AMC concluded Curtin’s five-year, full-time undergraduate Bachelor of Medicine/Bachelor of Surgery program substantially met the approved accreditation standards.
Professor Deborah Terry, Curtin’s Vice-Chancellor, welcomed the accreditation for the medical program.
“This endorsement of Curtin’s medical program points to the quality of the University’s preparation for the introduction of this important new course,” Professor Terry said.
“Curtin’s medical degree will be the only direct-entry program in the State and will go a long way to addressing the critical shortage of doctors, especially in rural, remote and outer-suburb locations.
“It will also allow graduates to meet the needs of currently under-serviced areas of health care including primary care, chronic disease, ageing, Indigenous and regional health.”

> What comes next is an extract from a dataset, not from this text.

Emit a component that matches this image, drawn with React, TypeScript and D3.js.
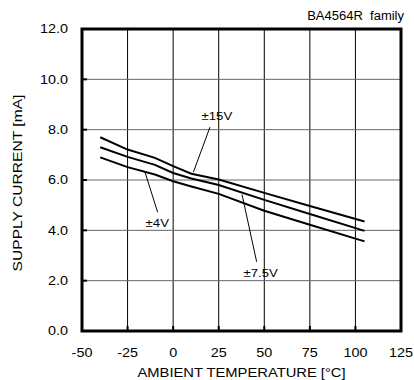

Professor William Hart, Dean of Medicine, said the accreditation ensures the preparation for the introduction of Curtin’s medical program is well on track.
“The initial intake will be 60 students per annum, rising to 120 – 110 domestic and 10 international students – by 2022,” Professor Hart said.
“To date, there have been 1,506 applications for the 60 places on offer. This is a clear reflection of the enthusiasm for the program and we look forward to launching in February 2017.”
Students will undertake part of their clinical education at Curtin’s future Midland Campus.